Jem Cohen has reflected the art in the museum by showing use the landscapes, architecture, and open spaces of Vienna as if it were the art itself. Johann even describes to us what he sees when he interacts with his environment, just as an art historian would a painting or other piece of fine art. Johann’s favorite room is the Bruegel Room. Pieter Bruegel was known for showing all walks of life, but especially peasants.

The scene that I find most intriguing is when there is a small group of visitors discussing works with an art historian as Johann listens in the background. They are considering the center of the painting “Conversion of Paul” by Bruegel. The historian suggests two very different subjects, neither of them St. Paul, as the center of the painting, which leads the historian to tell the patrons that it is all subjective. Life, art, literature, music, film are all subjective and, while Bruegel lived in the 1500’s, much of these visual narratives still apply today and are reflected in Cohen’s movie.

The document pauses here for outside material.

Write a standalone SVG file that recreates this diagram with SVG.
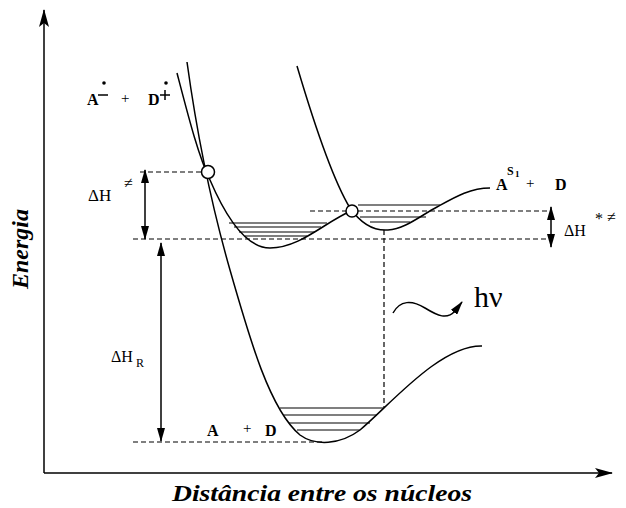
<svg xmlns="http://www.w3.org/2000/svg" width="626" height="508" viewBox="0 0 626 508">
<style>
.curve{fill:none;stroke:#000;stroke-width:1.5}
.dash{fill:none;stroke:#000;stroke-width:1.2;stroke-dasharray:5,3}
.lvl{fill:none;stroke:#000;stroke-width:1.2}
.arr{fill:none;stroke:#000;stroke-width:1.5}
text{font-family:'Liberation Serif','DejaVu Serif',serif;fill:#000}
.b{font-weight:bold}
</style>
<defs>
<marker id="ah" viewBox="0 0 14 8" refX="13" refY="4" markerWidth="14" markerHeight="8" markerUnits="userSpaceOnUse" orient="auto-start-reverse">
<path d="M0,0 L14,4 L0,8 Z" fill="#000"/>
</marker>
<marker id="axh" viewBox="0 0 18 10" refX="17" refY="5" markerWidth="18" markerHeight="10" markerUnits="userSpaceOnUse" orient="auto">
<path d="M0,0 L18,5 L0,10 L4,5 Z" fill="#000"/>
</marker>
</defs>
<g id="axes">
<line x1="44" y1="473" x2="44" y2="10" class="arr" marker-end="url(#axh)"/>
<line x1="44" y1="473" x2="612" y2="473" class="arr" marker-end="url(#axh)"/>
<text font-family="Liberation Serif, serif" class="b" font-style="italic" font-size="24" transform="translate(28,249) rotate(-90)" text-anchor="middle">Energia</text>
<text font-family="Liberation Serif, serif" class="b" font-style="italic" font-size="24" x="322" y="501" text-anchor="middle" textLength="300" lengthAdjust="spacingAndGlyphs">Distância entre os núcleos</text>
</g>
<g id="connectors">
<line x1="140" y1="172" x2="201" y2="172" class="dash"/>
<line x1="310" y1="211" x2="547" y2="211" class="dash"/>
<line x1="133" y1="239" x2="547" y2="239" class="dash"/>
<line x1="133" y1="442" x2="325" y2="442" class="dash"/>
<line x1="384" y1="230" x2="384" y2="407" class="dash"/>
<line x1="145" y1="170" x2="145" y2="239" class="arr" marker-start="url(#ah)" marker-end="url(#ah)"/>
<line x1="161" y1="243" x2="161" y2="441" class="arr" marker-start="url(#ah)" marker-end="url(#ah)"/>
<line x1="551" y1="207" x2="551" y2="247" class="arr" marker-start="url(#ah)" marker-end="url(#ah)"/>
<path d="M393,313 C 400,300 412,300 425,308 C 438,316 447,320 455,311 L462,302" class="arr" marker-end="url(#ah)"/>
</g>
<g id="ground-state">
<path class="curve" d="M187,62 C 195,120 210,200 230,270 C 250,340 270,410 300,435 C 315,446 340,445 360,430 C 390,405 440,345 482,346"/>
<line class="lvl" x1="280" y1="408" x2="384" y2="408"/>
<line class="lvl" x1="284" y1="415" x2="377" y2="415"/>
<line class="lvl" x1="289" y1="423" x2="370" y2="423"/>
<line class="lvl" x1="297" y1="430" x2="360" y2="430"/>
<text font-family="Liberation Serif, serif" class="b" font-size="16" x="207" y="436">A</text>
<text font-family="Liberation Serif, serif" font-size="15" x="243" y="433">+</text>
<text font-family="Liberation Serif, serif" class="b" font-size="16" x="265" y="436">D</text>
</g>
<g id="ion-pair-state">
<path class="curve" d="M177,73 C 188,115 198,155 210,180 C 225,215 245,248 270,248 C 300,248 325,222 351,211"/>
<line class="lvl" x1="229" y1="223" x2="327" y2="223"/>
<line class="lvl" x1="234" y1="227" x2="321" y2="227"/>
<line class="lvl" x1="239" y1="232" x2="315" y2="232"/>
<line class="lvl" x1="245" y1="236" x2="307" y2="236"/>
<text font-family="Liberation Serif, serif" class="b" font-size="16" x="87" y="105">A</text>
<line x1="98" y1="95" x2="108" y2="95" stroke="#000" stroke-width="1.5"/>
<circle cx="104" cy="83" r="1.8" fill="#000"/>
<text font-family="Liberation Serif, serif" font-size="15" x="121" y="103">+</text>
<text font-family="Liberation Serif, serif" class="b" font-size="16" x="148" y="105">D</text>
<line x1="160" y1="95" x2="170" y2="95" stroke="#000" stroke-width="1.5"/>
<line x1="165" y1="90" x2="165" y2="100" stroke="#000" stroke-width="1.5"/>
<circle cx="166" cy="83" r="1.8" fill="#000"/>
</g>
<g id="excited-state">
<path class="curve" d="M297,66 C 310,110 330,175 350,208 C 362,225 375,231 388,230 C 405,229 420,216 437,207 C 455,197 470,188 490,188"/>
<line class="lvl" x1="358" y1="205" x2="440" y2="205"/>
<line class="lvl" x1="360" y1="217" x2="426" y2="217"/>
<line class="lvl" x1="370" y1="222" x2="410" y2="222"/>
<text font-family="Liberation Serif, serif" class="b" font-size="16" x="496" y="190">A</text>
<text font-family="Liberation Serif, serif" class="b" font-size="12" x="507" y="175">S</text>
<text font-family="Liberation Serif, serif" class="b" font-size="9" x="515" y="177">1</text>
<text font-family="Liberation Serif, serif" font-size="15" x="526" y="188">+</text>
<text font-family="Liberation Serif, serif" class="b" font-size="16" x="555" y="190">D</text>
</g>
<g id="crossing-1">
<circle cx="208" cy="172" r="6.5" fill="#fff" stroke="#000" stroke-width="1.5"/>
</g>
<g id="crossing-2">
<circle cx="352" cy="211" r="6" fill="#fff" stroke="#000" stroke-width="1.5"/>
</g>
<g id="labels">
<text font-family="Liberation Serif, serif" font-size="17" x="88" y="201">ΔH</text>
<text font-family="Liberation Serif, serif" font-size="16" x="124" y="188">≠</text>
<text font-family="Liberation Serif, serif" font-size="16" x="111" y="362">ΔH</text>
<text font-family="Liberation Serif, serif" font-size="12" x="136" y="367">R</text>
<text font-family="Liberation Serif, serif" font-size="16" x="564" y="236">ΔH</text>
<text font-family="Liberation Serif, serif" font-size="16" x="595" y="224">*</text>
<text font-family="Liberation Serif, serif" font-size="16" x="607" y="222">≠</text>
<text font-family="Liberation Serif, serif" font-size="30" x="474" y="307">hν</text>
</g>
</svg>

In the production notes, Cohen tells us that exterior shots were done with Super 16mm film and all interior shots were digital, and all light was the natural or existing lighting of the space, which lends it realness. The crew was one to seven people and Cohen often went off on his own to wander around the city and take pictures. Cohen was inspired by the paintings in the Kunsthistorisches Art Museum of the 16th century because he could never pin down the central point of the paintings.

Cohen has given us a brilliantly meditative work that isn’t just for lovers of fine art or art museums, but a look into how the world outside is reflected by artists. I look forward to seeing more narrative films from Cohen since his focus has been on feature and short documentaries in the past. “Museum Hours” is worth a focused and contemplative look.